#### [WRITTEN EXERCISE]
Return the lines below exactly, from the first line to the line that contains "(0,0) rectangle (500,446);". Leave out pictures.
........
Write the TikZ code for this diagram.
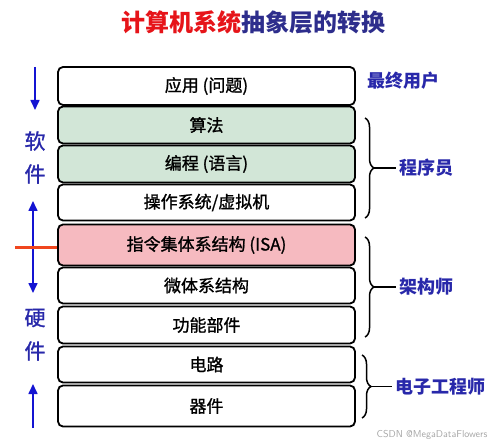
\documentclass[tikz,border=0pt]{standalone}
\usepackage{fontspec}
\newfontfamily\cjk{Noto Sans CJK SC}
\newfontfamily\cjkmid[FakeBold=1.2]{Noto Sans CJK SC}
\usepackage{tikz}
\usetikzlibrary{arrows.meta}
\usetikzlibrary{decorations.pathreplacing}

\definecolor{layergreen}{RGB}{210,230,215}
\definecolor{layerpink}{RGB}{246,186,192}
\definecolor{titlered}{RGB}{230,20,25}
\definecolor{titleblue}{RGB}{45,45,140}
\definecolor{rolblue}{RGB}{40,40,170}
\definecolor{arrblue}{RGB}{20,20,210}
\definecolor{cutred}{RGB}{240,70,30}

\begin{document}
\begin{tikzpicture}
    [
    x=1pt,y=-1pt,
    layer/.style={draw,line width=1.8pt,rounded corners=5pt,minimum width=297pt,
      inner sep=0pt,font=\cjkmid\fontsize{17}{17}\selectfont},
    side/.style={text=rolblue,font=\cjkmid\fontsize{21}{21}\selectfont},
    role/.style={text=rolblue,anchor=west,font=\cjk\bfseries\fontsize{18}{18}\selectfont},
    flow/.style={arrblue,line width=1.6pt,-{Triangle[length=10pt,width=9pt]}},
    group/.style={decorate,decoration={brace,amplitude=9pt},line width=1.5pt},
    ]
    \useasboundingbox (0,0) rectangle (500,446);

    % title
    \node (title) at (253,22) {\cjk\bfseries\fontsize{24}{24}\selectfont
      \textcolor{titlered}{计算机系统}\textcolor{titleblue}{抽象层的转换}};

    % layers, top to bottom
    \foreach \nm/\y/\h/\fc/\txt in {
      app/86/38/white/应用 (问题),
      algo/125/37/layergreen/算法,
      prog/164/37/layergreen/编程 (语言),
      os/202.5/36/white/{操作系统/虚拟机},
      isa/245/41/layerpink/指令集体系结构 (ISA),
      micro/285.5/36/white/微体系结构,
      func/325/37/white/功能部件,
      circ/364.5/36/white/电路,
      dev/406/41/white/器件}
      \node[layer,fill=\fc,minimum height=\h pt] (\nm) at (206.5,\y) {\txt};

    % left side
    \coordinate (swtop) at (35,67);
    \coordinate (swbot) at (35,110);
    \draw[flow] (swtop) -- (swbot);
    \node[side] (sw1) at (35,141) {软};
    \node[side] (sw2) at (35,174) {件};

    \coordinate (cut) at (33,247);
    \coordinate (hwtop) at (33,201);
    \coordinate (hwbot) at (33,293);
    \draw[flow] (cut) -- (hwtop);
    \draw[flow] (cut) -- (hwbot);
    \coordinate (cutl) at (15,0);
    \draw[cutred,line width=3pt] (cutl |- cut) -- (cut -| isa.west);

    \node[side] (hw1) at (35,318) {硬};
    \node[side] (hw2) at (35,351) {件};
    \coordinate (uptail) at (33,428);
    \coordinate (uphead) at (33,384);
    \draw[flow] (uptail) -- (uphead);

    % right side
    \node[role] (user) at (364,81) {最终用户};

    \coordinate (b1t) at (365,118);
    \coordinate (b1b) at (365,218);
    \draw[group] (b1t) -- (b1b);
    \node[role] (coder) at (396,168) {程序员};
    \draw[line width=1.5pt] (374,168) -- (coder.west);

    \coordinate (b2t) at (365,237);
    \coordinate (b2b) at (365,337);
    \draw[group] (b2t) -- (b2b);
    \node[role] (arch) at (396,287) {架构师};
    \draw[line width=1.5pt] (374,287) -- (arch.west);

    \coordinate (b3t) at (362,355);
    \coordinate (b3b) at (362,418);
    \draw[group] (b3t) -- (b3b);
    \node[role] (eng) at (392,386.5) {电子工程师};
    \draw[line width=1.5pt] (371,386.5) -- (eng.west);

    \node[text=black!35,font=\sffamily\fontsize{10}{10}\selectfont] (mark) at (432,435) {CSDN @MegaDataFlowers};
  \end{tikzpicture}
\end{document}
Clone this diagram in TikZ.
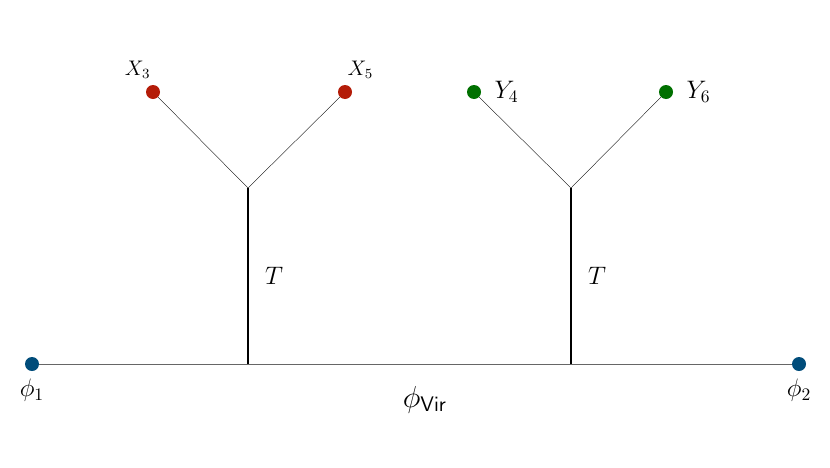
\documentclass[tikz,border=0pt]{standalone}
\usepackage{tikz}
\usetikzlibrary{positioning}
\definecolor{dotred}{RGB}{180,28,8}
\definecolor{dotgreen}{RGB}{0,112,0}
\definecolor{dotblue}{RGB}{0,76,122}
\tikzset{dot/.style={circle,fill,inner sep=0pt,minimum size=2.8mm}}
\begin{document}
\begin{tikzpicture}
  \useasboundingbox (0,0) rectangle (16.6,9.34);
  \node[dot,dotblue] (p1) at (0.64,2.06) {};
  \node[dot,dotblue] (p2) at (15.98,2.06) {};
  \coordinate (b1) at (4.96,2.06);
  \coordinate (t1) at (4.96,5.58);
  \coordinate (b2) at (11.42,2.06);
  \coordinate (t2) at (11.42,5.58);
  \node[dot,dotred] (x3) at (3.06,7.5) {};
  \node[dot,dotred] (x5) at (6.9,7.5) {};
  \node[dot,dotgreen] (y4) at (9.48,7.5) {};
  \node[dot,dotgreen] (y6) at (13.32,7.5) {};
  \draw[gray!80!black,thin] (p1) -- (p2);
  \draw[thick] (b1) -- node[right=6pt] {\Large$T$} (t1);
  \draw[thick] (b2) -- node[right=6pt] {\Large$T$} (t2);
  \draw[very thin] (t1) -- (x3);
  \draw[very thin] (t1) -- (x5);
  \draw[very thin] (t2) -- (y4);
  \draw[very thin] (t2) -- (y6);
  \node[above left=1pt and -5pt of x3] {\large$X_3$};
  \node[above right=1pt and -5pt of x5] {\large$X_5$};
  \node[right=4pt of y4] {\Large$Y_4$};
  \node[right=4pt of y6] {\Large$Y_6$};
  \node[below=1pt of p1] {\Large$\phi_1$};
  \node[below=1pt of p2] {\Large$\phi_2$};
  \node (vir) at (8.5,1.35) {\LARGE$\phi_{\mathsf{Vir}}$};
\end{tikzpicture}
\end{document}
........
#### [SOLUTION TO THIS PROBLEM]
Write the TikZ code for this diagram.
\documentclass[tikz,border=0pt]{standalone}
\usepackage{fontspec}
\newfontfamily\cjk{Noto Sans CJK SC}
\newfontfamily\cjkmid[FakeBold=1.2]{Noto Sans CJK SC}
\usepackage{tikz}
\usetikzlibrary{arrows.meta}
\usetikzlibrary{decorations.pathreplacing}

\definecolor{layergreen}{RGB}{210,230,215}
\definecolor{layerpink}{RGB}{246,186,192}
\definecolor{titlered}{RGB}{230,20,25}
\definecolor{titleblue}{RGB}{45,45,140}
\definecolor{rolblue}{RGB}{40,40,170}
\definecolor{arrblue}{RGB}{20,20,210}
\definecolor{cutred}{RGB}{240,70,30}

\begin{document}
\begin{tikzpicture}
    [
    x=1pt,y=-1pt,
    layer/.style={draw,line width=1.8pt,rounded corners=5pt,minimum width=297pt,
      inner sep=0pt,font=\cjkmid\fontsize{17}{17}\selectfont},
    side/.style={text=rolblue,font=\cjkmid\fontsize{21}{21}\selectfont},
    role/.style={text=rolblue,anchor=west,font=\cjk\bfseries\fontsize{18}{18}\selectfont},
    flow/.style={arrblue,line width=1.6pt,-{Triangle[length=10pt,width=9pt]}},
    group/.style={decorate,decoration={brace,amplitude=9pt},line width=1.5pt},
    ]
    \useasboundingbox (0,0) rectangle (500,446);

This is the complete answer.